Supplied data:
····················
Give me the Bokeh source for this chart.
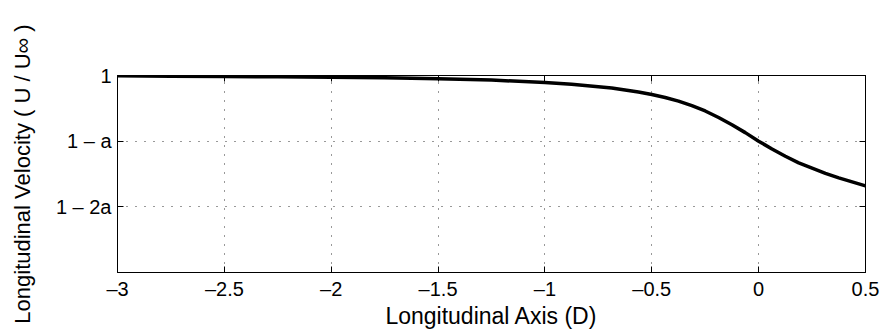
from bokeh.plotting import figure
from bokeh.models import (LinearAxis, FixedTicker, CustomJSTickFormatter, Range1d)
from bokeh.embed import file_html
from bokeh.resources import INLINE

# Longitudinal position (rotor diameters)
x_pos = [-3.0, -2.75, -2.5, -2.25, -2.0, -1.75, -1.5, -1.25, -1.0, -0.875,
         -0.75, -0.6875, -0.625, -0.5625, -0.5, -0.4375, -0.375, -0.3125, -0.25,
         -0.1875, -0.125, -0.0625, 0.0, 0.0625, 0.125, 0.1875, 0.25, 0.3125,
         0.375, 0.4375, 0.5]
# Velocity deficit, in units of the induction factor a
deficit_a = [0.005, 0.01, 0.015, 0.02, 0.025, 0.035, 0.05, 0.07, 0.105, 0.135,
             0.17, 0.19, 0.22, 0.25, 0.29, 0.335, 0.39, 0.46, 0.54,
             0.64, 0.75, 0.87, 1.0, 1.12, 1.23, 1.33, 1.41, 1.49,
             1.56, 1.62, 1.68]
x_ticks = [-3, -2.5, -2, -1.5, -1, -0.5, 0, 0.5]
y_ticks = [-2, -1, 0]
y_tick_labels = {-2: "1 \u2013 2a", -1: "1 \u2013 a", 0: "1"}
x_title = "Longitudinal Axis (D)"
y_title = "Longitudinal Velocity ( U / U\u221e )"

y_vals = [-d for d in deficit_a]

FONT = "Liberation Sans"

p = figure(width=881, height=331, output_backend="svg", toolbar_location=None,
           x_range=Range1d(-3, 0.5), y_range=Range1d(-3, 0),
           min_border_left=117, min_border_right=16, min_border_top=75,
           min_border_bottom=53, x_axis_location=None, y_axis_location=None)
p.background_fill_color = "white"
p.border_fill_color = "white"
p.outline_line_color = "black"
p.outline_line_width = 1

fmt = CustomJSTickFormatter(code="""
const s = Math.abs(tick).toString();
return tick < 0 ? '\\u2013' + s : s;
""")

def mk_axis(show_labels, ticks, formatter=None, overrides=None):
    ax = LinearAxis(ticker=FixedTicker(ticks=ticks))
    ax.major_tick_in = 6
    ax.major_tick_out = 0
    ax.minor_tick_in = 0
    ax.minor_tick_out = 0
    ax.axis_line_color = "black"
    ax.major_tick_line_color = "black"
    ax.major_label_text_font = FONT
    ax.major_label_text_font_size = "20px"
    ax.major_label_text_color = "black"
    if formatter is not None:
        ax.formatter = formatter
    if overrides is not None:
        ax.major_label_overrides = overrides
    if not show_labels:
        ax.major_label_text_color = None
        ax.major_label_text_font_size = "0px"
    return ax

xb = mk_axis(True, x_ticks, formatter=fmt)
xb.major_label_standoff = 5
xb.axis_label = x_title
xb.axis_label_text_font = FONT
xb.axis_label_text_font_size = "23px"
xb.axis_label_text_font_style = "normal"
xb.axis_label_text_color = "black"
xb.axis_label_standoff = 0
p.add_layout(xb, "below")
xt = mk_axis(False, x_ticks)
p.add_layout(xt, "above")

yl = mk_axis(True, y_ticks, overrides=y_tick_labels)
yl.major_label_standoff = 6
yl.axis_label = y_title
yl.axis_label_text_font = FONT
yl.axis_label_text_font_size = "22px"
yl.axis_label_text_font_style = "normal"
yl.axis_label_text_color = "black"
yl.axis_label_standoff = 18
p.add_layout(yl, "left")
yr = mk_axis(False, y_ticks)
p.add_layout(yr, "right")

p.xgrid.ticker = FixedTicker(ticks=x_ticks)
p.ygrid.ticker = FixedTicker(ticks=y_ticks)
for g in (p.xgrid, p.ygrid):
    g.grid_line_color = "black"
    g.grid_line_alpha = 0.8
    g.grid_line_dash = "1 8"
    g.grid_line_width = 1

p.line(x_pos, y_vals, line_color="black", line_width=3.5)

open("out.html", "w").write(file_html(p, INLINE))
····················
The task:
Each line from the top of the material through the line containing "from bokeh.resources import INLINE" should be reproduced exactly; please drop any images.

Response below:
Give me the Bokeh source for this chart.
from bokeh.plotting import figure
from bokeh.models import (LinearAxis, FixedTicker, CustomJSTickFormatter, Range1d)
from bokeh.embed import file_html
from bokeh.resources import INLINE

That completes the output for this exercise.